C’est au printemps 2003 que la vie de Georges Charpak croise l’histoire de Gardanne. Alors âgé de 78 ans, il est encore auréolé par son prix Nobel de physique acquis onze ans plus tôt. Le sommet d’une carrière bien remplie pour cet homme né le 1er août 1924 dans une petite ville polonaise devenue depuis ukrainienne.
Arrivé en France avec ses parents à l’âge de sept ans, il découvre l’école publique et ses valeurs. Une expérience fondatrice qu’il n’oubliera jamais. Pendant la guerre, il refuse de porter l’étoile jaune, évite de justesse une rafle allemande, entre dans la Résistance via les réseaux communistes. Arrêté en 1943, il est déporté à Dachau.
A son retour en France, il est naturalisé français, puis diplômé de l’École des Mines de Paris en 1947. Il entre au CNRS en 1948 aux côtés de Frédéric Joliot- Curie, puis au Cern (centre européen de la recherche nucléaire) en 1959.
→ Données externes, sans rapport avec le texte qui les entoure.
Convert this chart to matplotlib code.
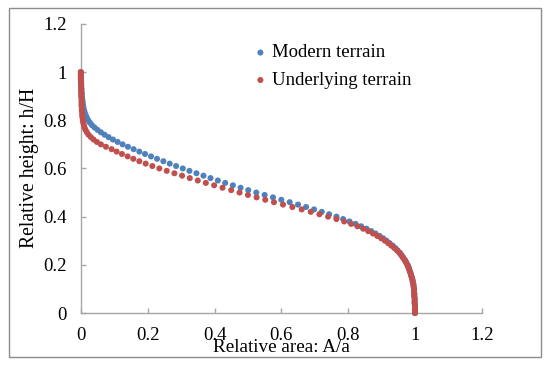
import numpy as np
import matplotlib
matplotlib.use("Agg")
import matplotlib.pyplot as plt
from matplotlib.patches import Rectangle

plt.rcParams['font.family'] = ['Liberation Serif', 'DejaVu Serif']

# relative height levels h/H
h_levels = [0.00, 0.01, 0.02, 0.03, 0.04, 0.05, 0.06, 0.07, 0.08, 0.09,
            0.10, 0.11, 0.12, 0.13, 0.14, 0.15, 0.16, 0.17, 0.18, 0.19,
            0.20, 0.21, 0.22, 0.23, 0.24, 0.25, 0.26, 0.27, 0.28, 0.29,
            0.30, 0.31, 0.32, 0.33, 0.34, 0.35, 0.36, 0.37, 0.38, 0.39,
            0.40, 0.41, 0.42, 0.43, 0.44, 0.45, 0.46, 0.47, 0.48, 0.49,
            0.50, 0.51, 0.52, 0.53, 0.54, 0.55, 0.56, 0.57, 0.58, 0.59,
            0.60, 0.61, 0.62, 0.63, 0.64, 0.65, 0.66, 0.67, 0.68, 0.69,
            0.70, 0.71, 0.72, 0.73, 0.74, 0.75, 0.76, 0.77, 0.78, 0.79,
            0.80, 0.81, 0.82, 0.83, 0.84, 0.85, 0.86, 0.87, 0.88, 0.89,
            0.90, 0.91, 0.92, 0.93, 0.94, 0.95, 0.96, 0.97, 0.98, 0.99,
            1.00]

# relative area A/a above each level
modern_area = [1.000, 1.000, 1.000, 1.000, 0.999, 0.999, 0.999, 0.998, 0.998, 0.997,
               0.997, 0.996, 0.995, 0.994, 0.992, 0.990, 0.988, 0.986, 0.983, 0.981,
               0.978, 0.974, 0.970, 0.965, 0.960, 0.955, 0.948, 0.941, 0.933, 0.924,
               0.915, 0.905, 0.894, 0.882, 0.869, 0.855, 0.839, 0.822, 0.804, 0.785,
               0.765, 0.743, 0.721, 0.698, 0.674, 0.650, 0.625, 0.600, 0.575, 0.550,
               0.525, 0.501, 0.478, 0.455, 0.432, 0.410, 0.388, 0.367, 0.346, 0.325,
               0.305, 0.285, 0.266, 0.247, 0.228, 0.210, 0.192, 0.175, 0.158, 0.141,
               0.125, 0.110, 0.096, 0.083, 0.071, 0.060, 0.050, 0.041, 0.033, 0.027,
               0.022, 0.018, 0.015, 0.012, 0.010, 0.008, 0.007, 0.006, 0.005, 0.004,
               0.003, 0.003, 0.002, 0.002, 0.001, 0.001, 0.001, 0.000, 0.000, 0.000,
               0.000]

underlying_area = [1.000, 1.000, 1.000, 1.000, 0.999, 0.999, 0.999, 0.998, 0.998, 0.997,
                   0.997, 0.996, 0.995, 0.993, 0.992, 0.990, 0.988, 0.985, 0.983, 0.980,
                   0.977, 0.973, 0.969, 0.964, 0.959, 0.953, 0.946, 0.938, 0.929, 0.920,
                   0.910, 0.899, 0.887, 0.874, 0.860, 0.845, 0.828, 0.809, 0.788, 0.765,
                   0.740, 0.714, 0.688, 0.661, 0.633, 0.605, 0.578, 0.552, 0.526, 0.500,
                   0.475, 0.450, 0.424, 0.399, 0.374, 0.350, 0.326, 0.303, 0.280, 0.257,
                   0.235, 0.214, 0.194, 0.175, 0.157, 0.140, 0.123, 0.107, 0.092, 0.075,
                   0.060, 0.048, 0.038, 0.030, 0.023, 0.018, 0.014, 0.011, 0.009, 0.007,
                   0.006, 0.005, 0.004, 0.004, 0.003, 0.003, 0.002, 0.002, 0.002, 0.002,
                   0.001, 0.001, 0.001, 0.001, 0.001, 0.001, 0.000, 0.000, 0.000, 0.000,
                   0.000]

xticks = [0, 0.2, 0.4, 0.6, 0.8, 1, 1.2]
yticks = [0, 0.2, 0.4, 0.6, 0.8, 1, 1.2]
tick_labels = ['0', '0.2', '0.4', '0.6', '0.8', '1', '1.2']

blue = '#4f81bd'
red = '#c0504d'
grey = '#a6a6a6'
fs = 13.5

fig = plt.figure(figsize=(5.5, 3.67), dpi=100)
ax = fig.add_axes([0.147, 0.147, 0.729, 0.788])

ax.scatter(modern_area, h_levels, s=19, color=blue, edgecolors='none',
           label='Modern terrain', clip_on=False, zorder=3)
ax.scatter(underlying_area, h_levels, s=19, color=red, edgecolors='none',
           label='Underlying terrain', clip_on=False, zorder=4)

ax.set_xlim(0, 1.2)
ax.set_ylim(0, 1.2)
ax.set_xticks(xticks)
ax.set_xticklabels(tick_labels)
ax.set_yticks(yticks)
ax.set_yticklabels(tick_labels)

for s in ['top', 'right']:
    ax.spines[s].set_visible(False)
for s in ['left', 'bottom']:
    ax.spines[s].set_color(grey)
    ax.spines[s].set_linewidth(1.0)
ax.tick_params(direction='in', length=3.6, width=1.0, color=grey,
               labelsize=fs, pad=10, labelcolor='black')

fig.text(281 / 550, 1 - 348 / 367, 'Relative area: A/a', fontsize=fs + 0.3,
         ha='center', va='center')
fig.text(30 / 550, 1 - 168 / 367, 'Relative height: h/H', fontsize=fs + 0.7,
         ha='center', va='center', rotation=90)

ax.legend(loc='upper left', bbox_to_anchor=(0.415, 0.955), frameon=False,
          fontsize=fs, handlelength=0.6, handletextpad=0.3,
          labelspacing=0.55, scatterpoints=1, borderaxespad=0)

fig.add_artist(Rectangle((9 / 550, 1 - 357 / 367), 532 / 550, 349 / 367,
                         transform=fig.transFigure, fill=False,
                         edgecolor='#8c8c8c', linewidth=1.0))

fig.savefig('out.png', dpi=100)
Neuf ans plus tard, il invente un détecteur de particules un million de fois plus rapide que les détecteurs existants. C’est la chambre proportionnelle multifils, qui lui vaudra le Prix Nobel de physique en 1992 et qui aura des répercussions pratiques dans de nombreux domaines, de l’astrophysique à l’imagerie médicale.
C’est ainsi qu’il a amélioré grandement le principe de la radiographie, en diminuant le temps d’exposition aux rayons X. « Ce qui me passionne, c’est de lancer des projets, de conseiller, et de passer à autre chose. La gestion n’est pas vraiment un de mes centres d’intérêt. Et le profit moins encore. »
C’est à peu près à cette époque qu’il découvre une pédagogie des sciences innovante imaginée par un autre Nobel, l’Américain Leon Lederman. « Leon Lederman m’a montré ce qu’il faisait à Chicago. Au début, ça ne m’intéressait pas du tout. La ville était sinistrée à cette époque. Tous les ans, il y avait une grève générale à la rentrée scolaire. Les parents, exaspérés, avaient envahi le centre-ville. J’ai visité une salle de classe où il y avait des impacts de balles sur les murs. Leon Lederman a inventé des méthodes nouvelles à base d’expériences. Les instituteurs étaient enchantés d’enseigner les sciences à des enfants de cinq ans. Il est impossible de chercher une vie harmonieuse si auprès de vous il y a des pans entiers de la société qui sont désespérés. »
A son retour en France, Georges Charpak adapte le principe avec Pierre Léna et Yves Quéré, et le baptise La main à la pâte. Des instituteurs sont formés avec le soutien de l’Académie des sciences et de l’Éducation nationale. Georges Charpak s’est enfin fait connaître du grand public par ses prises de position pour le nucléaire civil mais contre la prolifération de l’armement nucléaire. En août dernier, il signait une tribune dans Libération pour réclamer l’arrêt de la construction d’Iter à Cadarache, dont le budget prévisionnel pharaonique menacerait les financements de la recherche.
En 2003, le directeur de l’École des Mines de Saint-Étienne, Robert Germinet, le contacte et lui demande de donner son nom au nouveau site installé à Gardanne. « Ma première réaction a été négative, je pensais que mes petits-enfants allaient me trouver mégalo. Et Robert Germinet m’a dit alors : “ce n’est pas ton nom qu’on donne, c’est celui de ton grand-père.” Que voulez-vous répondre à ça ? »
Après sa visite initiale de juin 2003, où il découvre la maquette du futur CMP imaginé par Aymeric Zublena, il reviendra à Gardanne fin janvier 2006 pour la pose de la première pierre des bâtiments de la route de Mimet, où il annonce : « je ne connais rien à la microélectronique. Même les majors de l’école des Mines ne savent pas tout faire. J’ai inventé un appareil qui m’a valu le Prix Nobel, par erreur sans doute. »
Deux ans plus tard, il sera de retour pour l’inauguration du centre qui porte son nom. Devant des centaines d’invités, dont quatre autres Prix Nobel de physique, il affirme : « Dans quinze ans, on vous dira ce qu’il y a d’admirable ici. »
Rendez-vous est pris pour 2023, monsieur Charpak.